Charging of resistor with resistance in parallel

[AdityaDev]

The cell can provide conatant emf ε and initial charge of capacitor is zero.
Now current through resistor initially is zero and increases. But the potential difference across the capacitor is always a constant with magnitude ε.
then $\frac{q(t)}{C}=E$
So $q(t)=CE$ which implies q is constant and non zero. So initial charge in capacitor can never be zero! But this contradicts the initial condition. What mistake am I doing? I am trying to find the time constant.

 

[phinds]

The cell can provide conatant emf ε and initial charge of capacitor is zero.
Now current through resistor initially is zero and increases. But the potential difference across the capacitor is always a constant with magnitude ε.
then $\frac{q(t)}{C}=E$
So $q(t)=CE$ which implies q is constant and non zero. So initial charge in capacitor can never be zero! But this contradicts the initial condition. What mistake am I doing?
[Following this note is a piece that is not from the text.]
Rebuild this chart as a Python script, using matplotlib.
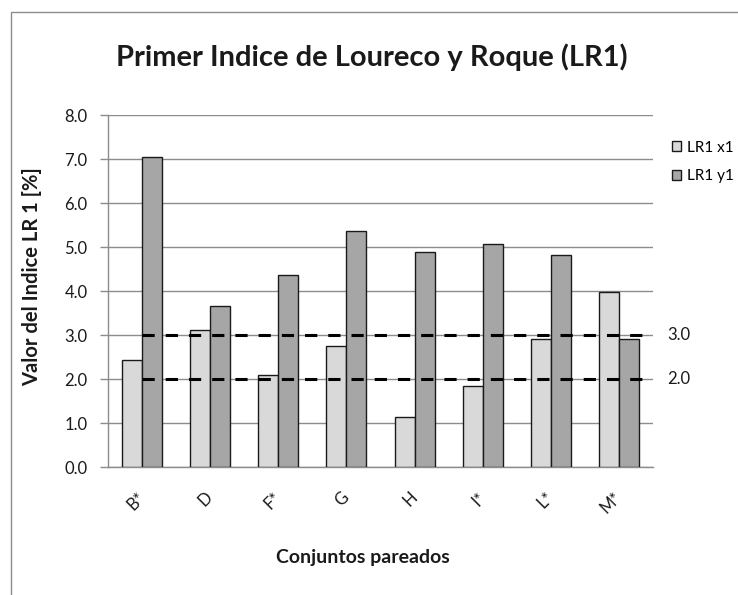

I am trying to find the time constant.

The problem with ideal things is that they can lead to unphysical situations such as this. An idea capacitor does start off with zero volts and an ideal voltage source provides that voltage as soon as it comes on and continues to provide it, unwaveringly. This leads to the situation here where the initial current is infinite, which is unphysical.

 

[AdityaDev]

So the time constant for charging of capacitor is zero.

 

[phinds]

So the time constant for charging of capacitor is zero.

Again, this is an unphysical situation. I'm an engineer. As far as I'm concerned, the answer is irrelevant because it is impossible. Real world power sources and wires to capacitors have resistance, even if only a small amount.